Sementara itu, Tari Jaipong berasal dari Karawang yang diciptakan pada tahun 1976 oleh dua seniman yaitu Gugum Gumbira dan H. Suwanda. Kelahiran Tari Jaipong merupakan hasil kolaborasi dan pengembangan dari berbagai kesenian tradisional Sunda seperti ketuk tilu, pencak silat, dan wayang golek.
Ciri khas utama dari Tari Jaipong terletak pada gaya penyajiannya dengan penuh semangat. Tari ini memiliki dua bentuk penyajian berdasarkan wilayah perkembangannya yaitu Ibing Pola (Bandung) dan Ibing Saka (Karawang dan Subang).
Ibing pola umumnya dibawakan oleh seorang penari tunggal atau dikenal dengan nama Sinden Tatandakan. Rangkaian geraknya sendiri sudah ditentukan dan dibakukan dengan mengikuti pola tetap sesuai dengan pakem-pakem yang ada. Untuk penari pemula, Ibing Pola menjadi dasar atau fondasi dalam pelatihan tari Jaipong, unsur ini penting untuk melatih teknik dasar dan pemahaman ritme tari. Sedangkan Ibing Saka dibawakan dengan gerakan yang lebih enerjik, ekspresif dan improvisasi. Dalam Ibing Saka, bagian paling menonjol dari segi teknik, ekspresi, dan energi. Hal ini menjadikan Jaipong sangat populer di kalangan masyarakat, bahkan hingga mancanegara.

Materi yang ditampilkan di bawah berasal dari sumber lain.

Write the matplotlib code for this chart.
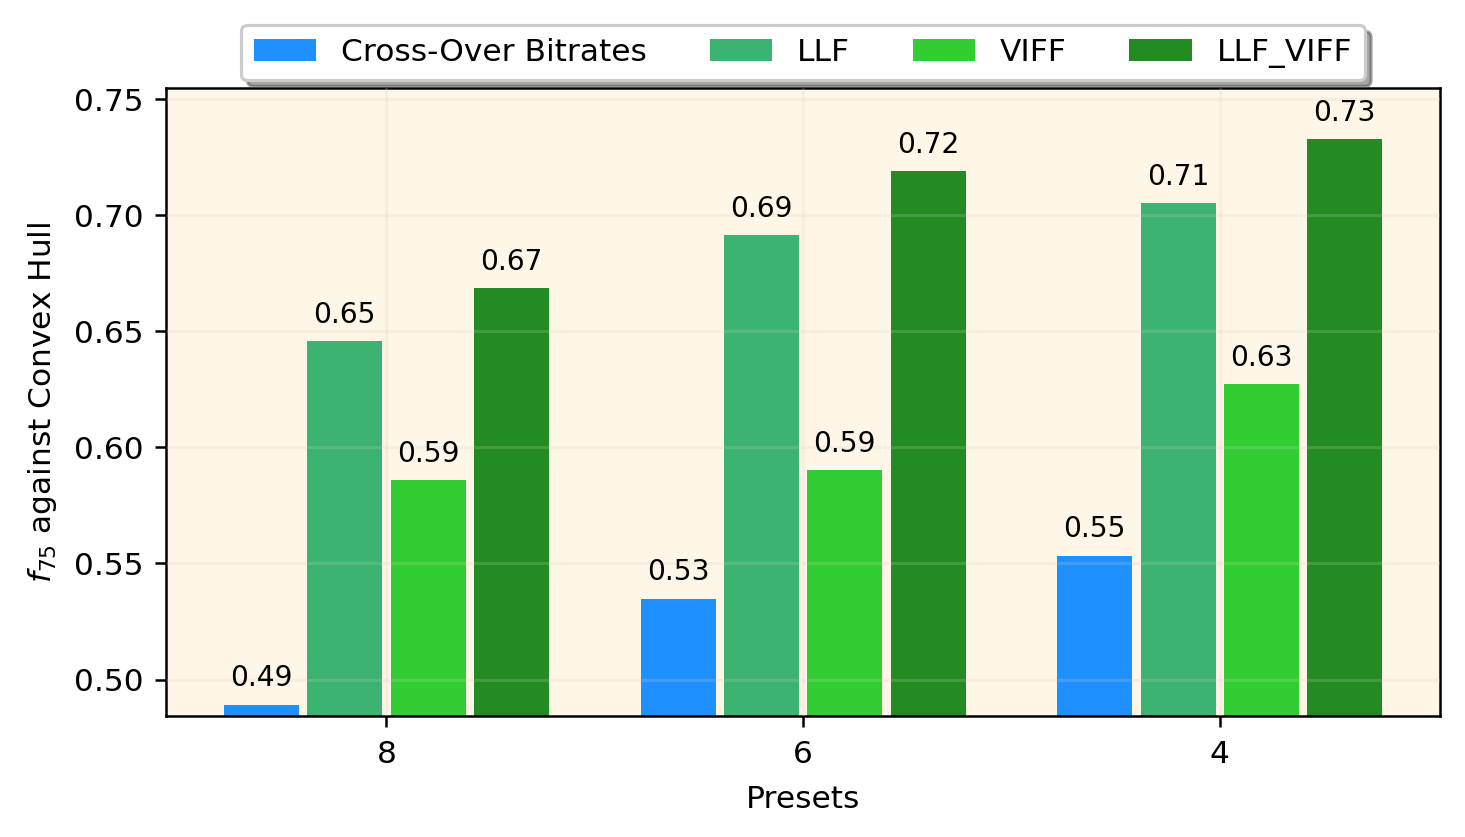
import matplotlib
matplotlib.use("Agg")
import matplotlib.pyplot as plt
import numpy as np

presets = ["8", "6", "4"]
series_names = ["Cross-Over Bitrates", "LLF", "VIFF", "LLF_VIFF"]
cross_over = [0.4892, 0.5349, 0.5534]
llf = [0.6457, 0.6914, 0.7052]
viff = [0.5858, 0.5901, 0.6272]
llf_viff = [0.6685, 0.7190, 0.7328]
colors = ["#1E90FF", "#3CB371", "#32CD32", "#228B22"]

series = [cross_over, llf, viff, llf_viff]

DPI = 225
fig = plt.figure(figsize=(1465 / DPI, 837 / DPI), dpi=DPI)
ax = fig.add_axes([0.1133, 0.1446, 0.9830 - 0.1133, 0.8949 - 0.1446])
ax.set_facecolor("#FEF6E6")

x = np.arange(len(presets))
width = 0.18
offsets = [-0.3, -0.1, 0.1, 0.3]
for vals, name, col, off in zip(series, series_names, colors, offsets):
    bars = ax.bar(x + off, vals, width, color=col, label=name, zorder=1)
    for b, v in zip(bars, vals):
        ax.annotate(f"{v:.2f}", (b.get_x() + b.get_width() / 2, v),
                    xytext=(0, 4), textcoords="offset points",
                    ha="center", va="bottom", fontsize=9)

all_vals = cross_over + llf + viff + llf_viff
ax.set_ylim(min(all_vals) * 0.99, max(all_vals) * 1.03)
ax.set_xticks(x)
ax.set_xticklabels(presets)
ax.tick_params(axis="x", pad=4.2)
ax.set_xlabel("Presets", labelpad=5)
ax.set_ylabel("$f_{75}$ against Convex Hull", labelpad=5)
ax.grid(True, color="#d8d0c0", alpha=0.2, linewidth=1.0, zorder=2)
ax.set_axisbelow(False)

ax.legend(loc="upper center", bbox_to_anchor=(0.5, 1.125), ncol=4,
          shadow=True, fancybox=True, fontsize=10, framealpha=1)

fig.savefig("out.png", dpi=DPI)
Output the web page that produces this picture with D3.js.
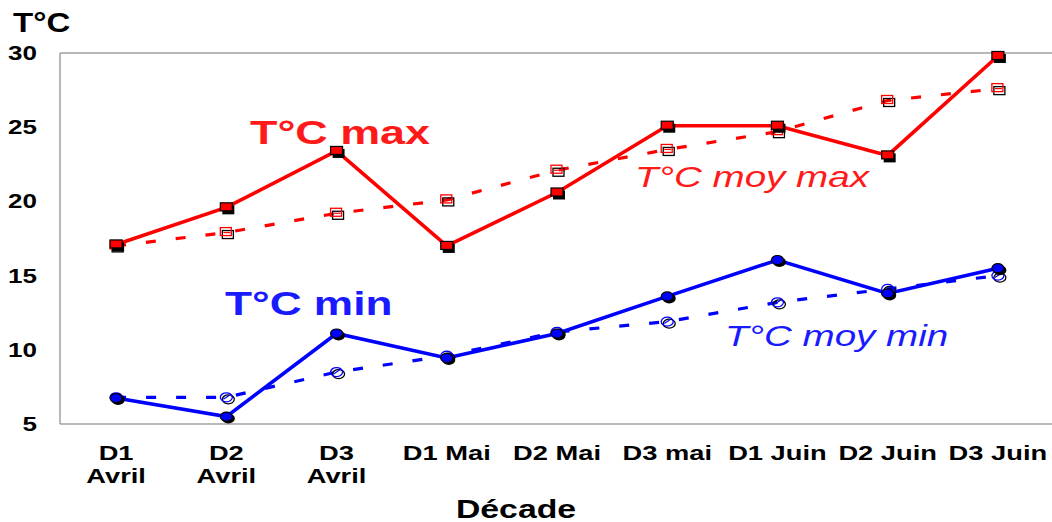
<!DOCTYPE html>
<html><head><meta charset="utf-8">
<script src="https://cdn.jsdelivr.net/npm/d3@7"></script>
<style>body{margin:0;background:#fff}svg{display:block}text{font-family:"Liberation Sans",Arial,sans-serif}</style>
</head><body><svg id="c" width="1052" height="522"></svg>
<script>
const categories = [["D1","Avril"],["D2","Avril"],["D3","Avril"],["D1 Mai"],["D2 Mai"],["D3 mai"],["D1 Juin"],["D2 Juin"],["D3 Juin"]];
const tmax    = [17.1, 19.6, 23.4, 17.0, 20.6, 25.1, 25.1, 23.1, 29.8];
const tmoyMax = [17.0, 17.9, 19.2, 20.1, 22.1, 23.5, 24.7, 26.8, 27.6];
const tmin    = [6.75, 5.5, 11.1, 9.45, 11.1, 13.6, 16.05, 13.8, 15.5];
const tmoyMin = [6.8, 6.8, 8.5, 9.6, 11.2, 11.9, 13.2, 14.1, 15.0];
const yTicks  = [5, 10, 15, 20, 25, 30];

const svg = d3.select("#c");
const SX = 1.3;
const keys = categories.map((c,i)=>i);
const x = d3.scaleBand().domain(keys).range([61, 1053]);
const y = d3.scaleLinear().domain([5, 30]).range([424, 53]);
const cx = i => x(i) + x.bandwidth()/2;

// frame
svg.append("line").attr("x1",60).attr("x2",60).attr("y1",y(30)).attr("y2",y(5)).attr("stroke","#a0a0a0").attr("stroke-width",1.5);
svg.append("line").attr("x1",60).attr("x2",1052).attr("y1",y(30)).attr("y2",y(30)).attr("stroke","#a0a0a0").attr("stroke-width",1.5);
svg.append("line").attr("x1",60).attr("x2",1052).attr("y1",y(5)).attr("y2",y(5)).attr("stroke","#a0a0a0").attr("stroke-width",1.5);

function stretchText(g, tx, ty, str, opts){
  const t = g.append("text").attr("transform",`translate(${tx},${ty}) scale(${opts.sx||SX},1)`)
    .attr("text-anchor",opts.anchor||"middle").attr("font-size",opts.size).attr("font-weight",opts.weight||"bold")
    .attr("font-style",opts.style||"normal").attr("fill",opts.fill||"#000").text(str);
  return t;
}

// y ticks
const gy = svg.append("g");
yTicks.forEach(v => stretchText(gy, 37, y(v)+7, String(v), {size:20, anchor:"end"}));
// x ticks
const gx = svg.append("g");
categories.forEach((c,i) => c.forEach((ln,j) => stretchText(gx, cx(i), 460 + j*23, ln, {size:21})));
// axis titles
stretchText(svg, 516, 518, "Décade", {size:26});
stretchText(svg, 13, 32, "T°C", {size:28, anchor:"start", sx:1.18});

const line = d3.line().x((d,i)=>cx(i)).y(d=>y(d));
// dashed lines
svg.append("path").attr("d",line(tmoyMax)).attr("fill","none").attr("stroke","#ff0000").attr("stroke-width",3.2).attr("stroke-dasharray","10,20");
svg.append("path").attr("d",line(tmoyMin)).attr("fill","none").attr("stroke","#0000ff").attr("stroke-width",3.2).attr("stroke-dasharray","10,20");
// solid lines
svg.append("path").attr("d",line(tmax)).attr("fill","none").attr("stroke","#ff0000").attr("stroke-width",3.6);
svg.append("path").attr("d",line(tmin)).attr("fill","none").attr("stroke","#0000ff").attr("stroke-width",3.6);

// markers
const mm = svg.append("g");
tmoyMax.forEach((v,i)=>{
  mm.append("rect").attr("x",cx(i)-4).attr("y",y(v)-2).attr("width",11).attr("height",8).attr("fill","none").attr("stroke","#000").attr("stroke-width",1.3);
  mm.append("rect").attr("x",cx(i)-6).attr("y",y(v)-5).attr("width",11).attr("height",8).attr("fill","none").attr("stroke","#ff0000").attr("stroke-width",1.3);
  mm.append("line").attr("x1",cx(i)-3).attr("x2",cx(i)+4).attr("y1",y(v)).attr("y2",y(v)).attr("stroke","#ff0000").attr("stroke-width",1.2);
});
tmoyMin.forEach((v,i)=>{
  mm.append("ellipse").attr("cx",cx(i)+2).attr("cy",y(v)+2).attr("rx",6).attr("ry",4.5).attr("fill","none").attr("stroke","#000").attr("stroke-width",1.3);
  mm.append("ellipse").attr("cx",cx(i)).attr("cy",y(v)).attr("rx",6).attr("ry",4.5).attr("fill","none").attr("stroke","#0000ff").attr("stroke-width",1.3);
  mm.append("line").attr("x1",cx(i)-3).attr("x2",cx(i)+3).attr("y1",y(v)+2).attr("y2",y(v)-2).attr("stroke","#0000ff").attr("stroke-width",1.2);
});
tmax.forEach((v,i)=>{
  mm.append("rect").attr("x",cx(i)-4).attr("y",y(v)-2).attr("width",12).attr("height",9).attr("fill","#000");
  mm.append("rect").attr("x",cx(i)-6).attr("y",y(v)-4.5).attr("width",12).attr("height",8).attr("fill","#ff0000").attr("stroke","#000").attr("stroke-width",1.2);
});
tmin.forEach((v,i)=>{
  mm.append("ellipse").attr("cx",cx(i)+2).attr("cy",y(v)+2).attr("rx",6.5).attr("ry",5).attr("fill","#000");
  mm.append("ellipse").attr("cx",cx(i)).attr("cy",y(v)).attr("rx",6).attr("ry",4.5).attr("fill","#0000ff").attr("stroke","#000").attr("stroke-width",1.2);
});

// series labels
stretchText(svg, 250, 144, "T°C max", {size:34, anchor:"start", fill:"#ff1a1a", sx:1.32});
stretchText(svg, 225, 315, "T°C min", {size:34, anchor:"start", fill:"#1a1aff", sx:1.3});
stretchText(svg, 635, 187, "T°C moy max", {size:29, anchor:"start", weight:"normal", style:"italic", fill:"#ff1a1a", sx:1.33});
stretchText(svg, 725, 346, "T°C moy min", {size:29, anchor:"start", weight:"normal", style:"italic", fill:"#1a1aff", sx:1.33});
</script></body></html>
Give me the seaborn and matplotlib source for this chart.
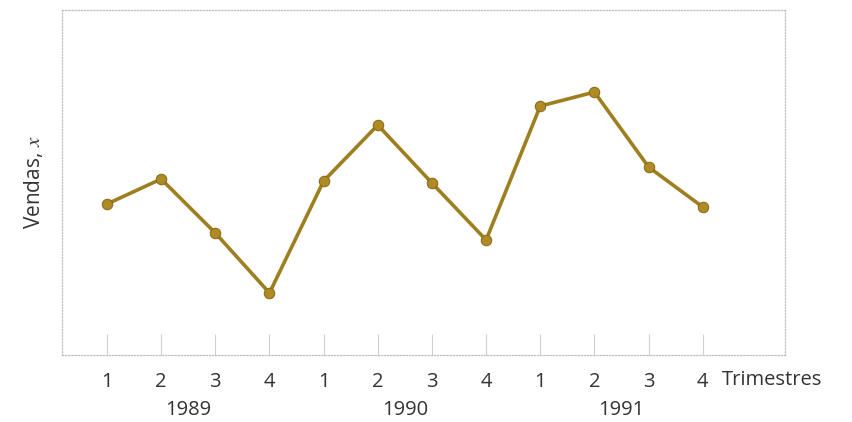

Sebagai bagian dari warisan budaya bangsa, kedua tarian ini memiliki nilai penting yang harus terus dijaga dan dilestarikan. Melalui pendidikan seni, pertunjukan budaya, dan pelatihan tari, diharapkan dapat terus menjadi salah satu cara melestarikan kekayaan budaya daerah yang dimiliki.
Sebagai institusi pendidikan tinggi, Telkom University (Tel-U) turut ambil bagian dalam pelestarian budaya ini. Melalui program studi seperti S1 Kriya Tekstil dan Fashion, Fakultas Industri Kreatif, Tel-U berperan dalam merancang dan mengembangkan kostum tari tradisional yang tidak hanya indah secara estetika, tetapi juga mendukung ekspresi gerak penari. Kepekaan desain sangat diperlukan dalam menciptakan pakaian untuk Tari Jaipong dan Tari Topeng, karena keduanya menyimpan simbol dan identitas budaya Sunda yang kental.
Selain itu, di Tel-U juga tersedia Unit Kegiatan Mahasiswa (UKM) Bengkel Seni Embun, yang bisa menjadi wadah bagi mahasiswa Tel-U untuk menyalurkan dan mengembangkan minat serta bakat mereka di bidang seni, seperti musik, tari, teater, hingga penyelenggaraan acara seni.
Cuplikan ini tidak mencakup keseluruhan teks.